### TASK BRIEF
Repeat the data below exactly, dropping any pictures it holds.

### DATASET SECTION
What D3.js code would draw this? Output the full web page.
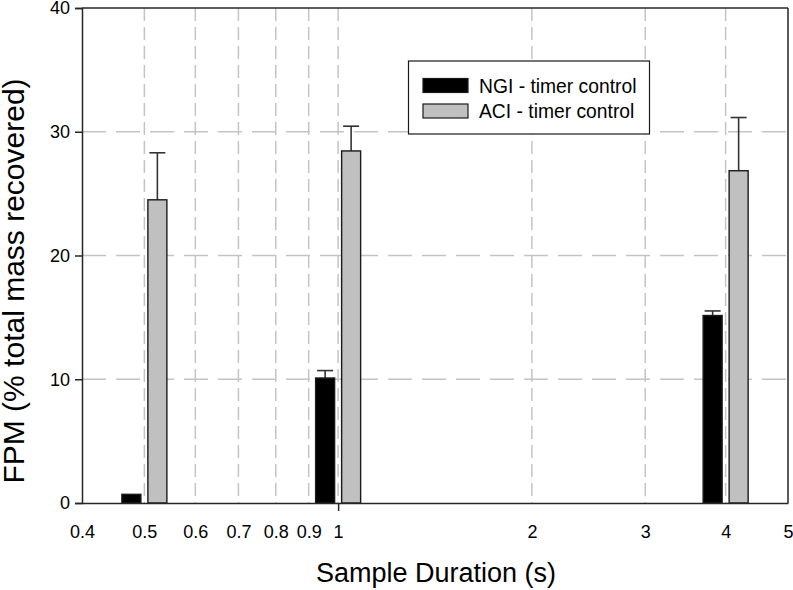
<!DOCTYPE html>
<html>
<head>
<meta charset="utf-8">
<script src="https://cdn.jsdelivr.net/npm/d3@7"></script>
<style>
  html, body { margin: 0; padding: 0; background: #fff; }
  svg { display: block; font-family: "Liberation Sans", Arial, sans-serif; }
</style>
</head>
<body>
<svg id="chart" width="793" height="590"></svg>
<script>
// ---- data ----
const durations = [0.5, 1, 4];
const ngiValues = [0.7, 10.1, 15.15];
const ngiErrors = [0, 0.6, 0.37];
const aciValues = [24.5, 28.45, 26.85];
const aciErrors = [3.8, 2.0, 4.3];
const seriesNames = ["NGI - timer control", "ACI - timer control"];
const xTickValues = [0.4, 0.5, 0.6, 0.7, 0.8, 0.9, 1, 2, 3, 4, 5];
const xGridValues = [0.5, 0.6, 0.7, 0.8, 0.9, 1, 2, 3, 4];
const yTickValues = [0, 10, 20, 30, 40];
const yGridValues = [10, 20, 30];

// ---- layout ----
const W = 793, H = 590;
const m = { left: 82, right: 5, top: 8, bottom: 87 };
const svg = d3.select("#chart");

const x = d3.scaleLog().domain([0.4, 5]).range([m.left, W - m.right]);
const y = d3.scaleLinear().domain([0, 40]).range([H - m.bottom, m.top]);

const gridColor = "#c4c4c4";
const axisColor = "#262626";

// grid
svg.append("g").selectAll("line").data(xGridValues).join("line")
  .attr("x1", d => x(d)).attr("x2", d => x(d))
  .attr("y1", y(40)).attr("y2", y(0))
  .attr("stroke", gridColor).attr("stroke-width", 1.5)
  .attr("stroke-dasharray", "13,6");
svg.append("g").selectAll("line").data(yGridValues).join("line")
  .attr("x1", x(0.4)).attr("x2", x(5))
  .attr("y1", d => y(d)).attr("y2", d => y(d))
  .attr("stroke", gridColor).attr("stroke-width", 1.5)
  .attr("stroke-dasharray", "24,10");

// bars
const barW = 19, off = 13;
const series = [
  { vals: ngiValues, errs: ngiErrors, fill: "#000000", dx: -off },
  { vals: aciValues, errs: aciErrors, fill: "#c0c0c0", dx: off }
];
series.forEach(s => {
  const g = svg.append("g");
  // error bars (upper only)
  const eg = g.selectAll("g.err").data(durations.map((d, i) => ({ d, v: s.vals[i], e: s.errs[i] })).filter(o => o.e > 0))
    .join("g");
  eg.append("line")
    .attr("x1", o => x(o.d) + s.dx).attr("x2", o => x(o.d) + s.dx)
    .attr("y1", o => y(o.v)).attr("y2", o => y(o.v + o.e))
    .attr("stroke", "#333").attr("stroke-width", 1.6);
  eg.append("line")
    .attr("x1", o => x(o.d) + s.dx - 8).attr("x2", o => x(o.d) + s.dx + 8)
    .attr("y1", o => y(o.v + o.e)).attr("y2", o => y(o.v + o.e))
    .attr("stroke", "#333").attr("stroke-width", 1.6);
  g.selectAll("rect").data(durations.map((d, i) => ({ d, v: s.vals[i] }))).join("rect")
    .attr("x", o => x(o.d) + s.dx - barW / 2)
    .attr("y", o => y(o.v))
    .attr("width", barW)
    .attr("height", o => y(0) - y(o.v))
    .attr("fill", s.fill)
    .attr("stroke", "#1a1a1a").attr("stroke-width", 1.4);
});

// frame (top, right)
svg.append("line").attr("x1", x(0.4)).attr("x2", x(5)).attr("y1", y(40)).attr("y2", y(40))
  .attr("stroke", axisColor).attr("stroke-width", 1.5);
svg.append("line").attr("x1", x(5)).attr("x2", x(5)).attr("y1", y(40)).attr("y2", y(0))
  .attr("stroke", axisColor).attr("stroke-width", 1.5);

// y axis
const yAxis = d3.axisLeft(y).tickValues(yTickValues).tickSize(7).tickPadding(5).tickFormat(d3.format("d"));
const gy = svg.append("g").attr("transform", `translate(${m.left},0)`).call(yAxis);
gy.select(".domain").attr("stroke", axisColor).attr("stroke-width", 1.5);
gy.selectAll(".tick line").attr("stroke", axisColor).attr("stroke-width", 1.5);
gy.selectAll(".tick text").attr("font-size", 18).attr("fill", "#000")
  .attr("font-family", "Liberation Sans, Arial, sans-serif");

// x axis
const xAxis = d3.axisBottom(x).tickValues(xTickValues).tickSize(0).tickPadding(22)
  .tickFormat(d => String(d));
const gx = svg.append("g").attr("transform", `translate(0,${y(0)})`).call(xAxis);
gx.select(".domain").attr("stroke", axisColor).attr("stroke-width", 1.5);
gx.selectAll(".tick text").attr("font-size", 18).attr("fill", "#000")
  .attr("font-family", "Liberation Sans, Arial, sans-serif");
// major tick at 1
gx.selectAll(".tick").filter(d => d === 1).select("line")
  .attr("y2", 8).attr("stroke", axisColor).attr("stroke-width", 1.5);

// axis titles
svg.append("text").attr("x", 436).attr("y", 582).attr("text-anchor", "middle")
  .attr("font-size", 27).attr("fill", "#000").text("Sample Duration (s)");
svg.append("text").attr("transform", `translate(24,${281}) rotate(-90)`).attr("text-anchor", "middle")
  .attr("font-size", 30).attr("fill", "#000").text("FPM (% total mass recovered)");

// legend
const lg = svg.append("g");
lg.append("rect").attr("x", 408.5).attr("y", 61).attr("width", 241).attr("height", 73)
  .attr("fill", "#fff").attr("stroke", "#1a1a1a").attr("stroke-width", 1.2);
seriesNames.forEach((name, i) => {
  const yy = 78.5 + i * 25.5;
  lg.append("rect").attr("x", 423).attr("y", yy).attr("width", 45).attr("height", 14)
    .attr("fill", series[i].fill).attr("stroke", "#1a1a1a").attr("stroke-width", 1.2);
  lg.append("text").attr("x", 479).attr("y", yy + 14).attr("font-size", 19.3).attr("fill", "#000").text(name);
});
</script>
</body>
</html>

### COMPLETE RESPONSE
What D3.js code would draw this? Output the full web page.
<!DOCTYPE html>
<html>
<head>
<meta charset="utf-8">
<script src="https://cdn.jsdelivr.net/npm/d3@7"></script>
<style>
  html, body { margin: 0; padding: 0; background: #fff; }
  svg { display: block; font-family: "Liberation Sans", Arial, sans-serif; }
</style>
</head>
<body>
<svg id="chart" width="793" height="590"></svg>
<script>
// ---- data ----
const durations = [0.5, 1, 4];
const ngiValues = [0.7, 10.1, 15.15];
const ngiErrors = [0, 0.6, 0.37];
const aciValues = [24.5, 28.45, 26.85];
const aciErrors = [3.8, 2.0, 4.3];
const seriesNames = ["NGI - timer control", "ACI - timer control"];
const xTickValues = [0.4, 0.5, 0.6, 0.7, 0.8, 0.9, 1, 2, 3, 4, 5];
const xGridValues = [0.5, 0.6, 0.7, 0.8, 0.9, 1, 2, 3, 4];
const yTickValues = [0, 10, 20, 30, 40];
const yGridValues = [10, 20, 30];

// ---- layout ----
const W = 793, H = 590;
const m = { left: 82, right: 5, top: 8, bottom: 87 };
const svg = d3.select("#chart");

const x = d3.scaleLog().domain([0.4, 5]).range([m.left, W - m.right]);
const y = d3.scaleLinear().domain([0, 40]).range([H - m.bottom, m.top]);

const gridColor = "#c4c4c4";
const axisColor = "#262626";

// grid
svg.append("g").selectAll("line").data(xGridValues).join("line")
  .attr("x1", d => x(d)).attr("x2", d => x(d))
  .attr("y1", y(40)).attr("y2", y(0))
  .attr("stroke", gridColor).attr("stroke-width", 1.5)
  .attr("stroke-dasharray", "13,6");
svg.append("g").selectAll("line").data(yGridValues).join("line")
  .attr("x1", x(0.4)).attr("x2", x(5))
  .attr("y1", d => y(d)).attr("y2", d => y(d))
  .attr("stroke", gridColor).attr("stroke-width", 1.5)
  .attr("stroke-dasharray", "24,10");

// bars
const barW = 19, off = 13;
const series = [
  { vals: ngiValues, errs: ngiErrors, fill: "#000000", dx: -off },
  { vals: aciValues, errs: aciErrors, fill: "#c0c0c0", dx: off }
];
series.forEach(s => {
  const g = svg.append("g");
  // error bars (upper only)
  const eg = g.selectAll("g.err").data(durations.map((d, i) => ({ d, v: s.vals[i], e: s.errs[i] })).filter(o => o.e > 0))
    .join("g");
  eg.append("line")
    .attr("x1", o => x(o.d) + s.dx).attr("x2", o => x(o.d) + s.dx)
    .attr("y1", o => y(o.v)).attr("y2", o => y(o.v + o.e))
    .attr("stroke", "#333").attr("stroke-width", 1.6);
  eg.append("line")
    .attr("x1", o => x(o.d) + s.dx - 8).attr("x2", o => x(o.d) + s.dx + 8)
    .attr("y1", o => y(o.v + o.e)).attr("y2", o => y(o.v + o.e))
    .attr("stroke", "#333").attr("stroke-width", 1.6);
  g.selectAll("rect").data(durations.map((d, i) => ({ d, v: s.vals[i] }))).join("rect")
    .attr("x", o => x(o.d) + s.dx - barW / 2)
    .attr("y", o => y(o.v))
    .attr("width", barW)
    .attr("height", o => y(0) - y(o.v))
    .attr("fill", s.fill)
    .attr("stroke", "#1a1a1a").attr("stroke-width", 1.4);
});

// frame (top, right)
svg.append("line").attr("x1", x(0.4)).attr("x2", x(5)).attr("y1", y(40)).attr("y2", y(40))
  .attr("stroke", axisColor).attr("stroke-width", 1.5);
svg.append("line").attr("x1", x(5)).attr("x2", x(5)).attr("y1", y(40)).attr("y2", y(0))
  .attr("stroke", axisColor).attr("stroke-width", 1.5);

// y axis
const yAxis = d3.axisLeft(y).tickValues(yTickValues).tickSize(7).tickPadding(5).tickFormat(d3.format("d"));
const gy = svg.append("g").attr("transform", `translate(${m.left},0)`).call(yAxis);
gy.select(".domain").attr("stroke", axisColor).attr("stroke-width", 1.5);
gy.selectAll(".tick line").attr("stroke", axisColor).attr("stroke-width", 1.5);
gy.selectAll(".tick text").attr("font-size", 18).attr("fill", "#000")
  .attr("font-family", "Liberation Sans, Arial, sans-serif");

// x axis
const xAxis = d3.axisBottom(x).tickValues(xTickValues).tickSize(0).tickPadding(22)
  .tickFormat(d => String(d));
const gx = svg.append("g").attr("transform", `translate(0,${y(0)})`).call(xAxis);
gx.select(".domain").attr("stroke", axisColor).attr("stroke-width", 1.5);
gx.selectAll(".tick text").attr("font-size", 18).attr("fill", "#000")
  .attr("font-family", "Liberation Sans, Arial, sans-serif");
// major tick at 1
gx.selectAll(".tick").filter(d => d === 1).select("line")
  .attr("y2", 8).attr("stroke", axisColor).attr("stroke-width", 1.5);

// axis titles
svg.append("text").attr("x", 436).attr("y", 582).attr("text-anchor", "middle")
  .attr("font-size", 27).attr("fill", "#000").text("Sample Duration (s)");
svg.append("text").attr("transform", `translate(24,${281}) rotate(-90)`).attr("text-anchor", "middle")
  .attr("font-size", 30).attr("fill", "#000").text("FPM (% total mass recovered)");

// legend
const lg = svg.append("g");
lg.append("rect").attr("x", 408.5).attr("y", 61).attr("width", 241).attr("height", 73)
  .attr("fill", "#fff").attr("stroke", "#1a1a1a").attr("stroke-width", 1.2);
seriesNames.forEach((name, i) => {
  const yy = 78.5 + i * 25.5;
  lg.append("rect").attr("x", 423).attr("y", yy).attr("width", 45).attr("height", 14)
    .attr("fill", series[i].fill).attr("stroke", "#1a1a1a").attr("stroke-width", 1.2);
  lg.append("text").attr("x", 479).attr("y", yy + 14).attr("font-size", 19.3).attr("fill", "#000").text(name);
});
</script>
</body>
</html>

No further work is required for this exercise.